• [Exercise objective] Retype exactly what runs from the first line of the data to the line with "plt.rcParams['font.family'] = ['Liberation", keeping both of those lines and skipping pictures.
▼▼▼
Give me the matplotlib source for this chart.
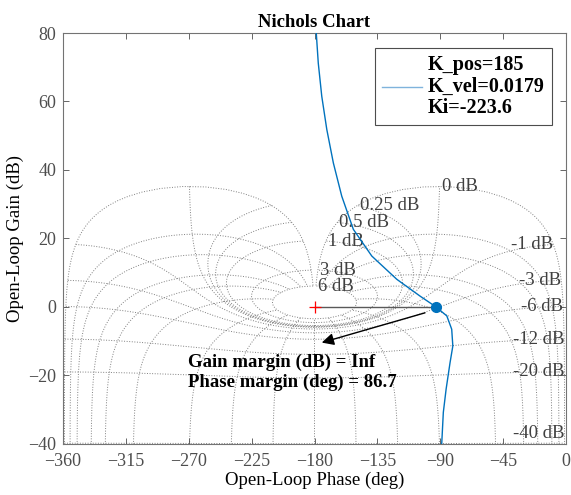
import numpy as np
import matplotlib
matplotlib.use("Agg")
import matplotlib.pyplot as plt

plt.rcParams['font.family'] = ['Liberation Serif', 'DejaVu Serif']

# ---- data ----
curve_phase = [-178.9, -177.3, -174.8, -171.2, -166.5, -160.5, -152.2, -139.0,
               -121.1, -104.5, -93.3, -85.3, -81.8, -81.0, -83.0, -85.8, -87.8, -88.9, -89.3]
curve_gain = [81.0, 71.2, 61.5, 51.8, 42.0, 32.3, 22.6, 14.8,
              8.0, 3.1, 0.0, -2.7, -6.6, -11.5, -16.4, -24.1, -30.9, -39.7, -42.0]
pm_phase = -93.3          # phase at gain crossover (phase margin 86.7)
legend_label = "K_pos=185\nK_vel=0.0179\nKi=-223.6"
gm_text = "Gain margin (dB) = Inf"
pm_text = "Phase margin (deg) = 86.7"

# Nichols grid definition (closed-loop gains in dB, closed-loop phases in deg)
grid_gains_db = [6, 3, 1, 0.5, 0.25, 0, -1, -3, -6, -12, -20, -40]
grid_phases = [-1, -5, -10, -20, -30, -50, -90, -120, -150, -180,
               -210, -240, -270, -310, -330, -340, -350, -355, -359]

xticks = list(range(-360, 1, 45))
yticks = list(range(-40, 81, 20))

fig = plt.figure(figsize=(5.71, 4.95), dpi=100)
ax = fig.add_axes([63/571, 1-443.5/495, (566-63)/571, (443.5-33)/495])

gcol = '0.5'
# constant closed-loop gain curves
th = np.deg2rad(np.linspace(-359, -1, 1500))
for gdb in grid_gains_db:
    M = 10**(gdb/20)
    T = M*np.exp(1j*th)
    G = T/(1-T)
    ph = np.rad2deg(th) - np.rad2deg(np.angle(1-T))
    gn = 20*np.log10(np.abs(G))
    ax.plot(ph, gn, ls=':', color=gcol, lw=0.7, zorder=1)
    # label at the theta=-1 deg end
    px, py = ph[-1], gn[-1]
    if gdb >= 0:
        ax.text(px + 1.5, py, f"{gdb:g} dB", ha='left', va='center', fontsize=13.5,
                color='0.25', zorder=2)
    else:
        ax.text(px, max(py, -37.0), f"{gdb:g} dB", ha='right', va='center', fontsize=13.5,
                color='0.25', zorder=2)

# constant closed-loop phase curves
m = np.logspace(-3, np.log10(2), 1500)
for p in grid_phases:
    T = m*np.exp(1j*np.deg2rad(p))
    G = T/(1-T)
    ph = p - np.rad2deg(np.angle(1-T))
    gn = 20*np.log10(np.abs(G))
    ax.plot(ph, gn, ls=':', color=gcol, lw=0.7, zorder=1)

# critical point & phase margin line
ax.plot([-180, pm_phase], [0, 0], color='0.35', lw=1.0, zorder=3)
ax.plot([-180], [0], marker='+', color='red', ms=8, mew=0.9, zorder=4)

# open loop curve
ax.plot(curve_phase, curve_gain, color='#0072BD', lw=1.0, zorder=5, label=legend_label)
ax.plot([pm_phase], [0], marker='o', color='#0072BD', ms=7, zorder=6)

# margin annotation
ax.annotate("", xy=(-174.8, -10.5), xytext=(-100.9, -1.8),
            arrowprops=dict(arrowstyle='-|>', color='black', lw=1.0,
                            mutation_scale=18, shrinkA=0, shrinkB=0), zorder=7)
ax.text(-270.5, -16.3, gm_text, fontsize=13.5, fontweight='bold', ha='left', va='center', zorder=7)
ax.text(-270.5, -22.2, pm_text, fontsize=13.5, fontweight='bold', ha='left', va='center', zorder=7)

ax.set_xlim(-360, 0)
ax.set_ylim(-40, 80)
ax.set_xticks(xticks)
ax.set_yticks(yticks)
ax.tick_params(direction='in', top=True, right=True, length=4, width=0.6,
               labelsize=13, colors='0.3')
ax.tick_params(axis='x', pad=7)
ax.tick_params(axis='y', pad=5)
for s in ax.spines.values():
    s.set_color('0.45')
    s.set_linewidth(0.8)

ax.set_xlabel("Open-Loop Phase (deg)", fontsize=13.5, color='black', labelpad=1)
ax.set_ylabel("Open-Loop Gain (dB)", fontsize=13.5, color='black', labelpad=3)
ax.set_title("Nichols Chart", fontsize=13.5, fontweight='bold', pad=4)

leg = ax.legend(loc='upper right', bbox_to_anchor=(552/571, 1-48/495),
                bbox_transform=fig.transFigure, fancybox=False, framealpha=1,
                edgecolor='0.3', prop={'weight': 'bold', 'size': 14.5},
                handlelength=2.0, handletextpad=0.3, borderpad=0.35, borderaxespad=0)
leg.get_frame().set_linewidth(0.8)
leg.get_lines()[0].set_color('#7fb3dc')
for t in leg.get_texts():
    t.set_linespacing(1.1)

fig.savefig("out.png", dpi=100)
▲▲▲
• [Solution for this task]
Give me the matplotlib source for this chart.
import numpy as np
import matplotlib
matplotlib.use("Agg")
import matplotlib.pyplot as plt

plt.rcParams['font.family'] = ['Liberation Serif', 'DejaVu Serif']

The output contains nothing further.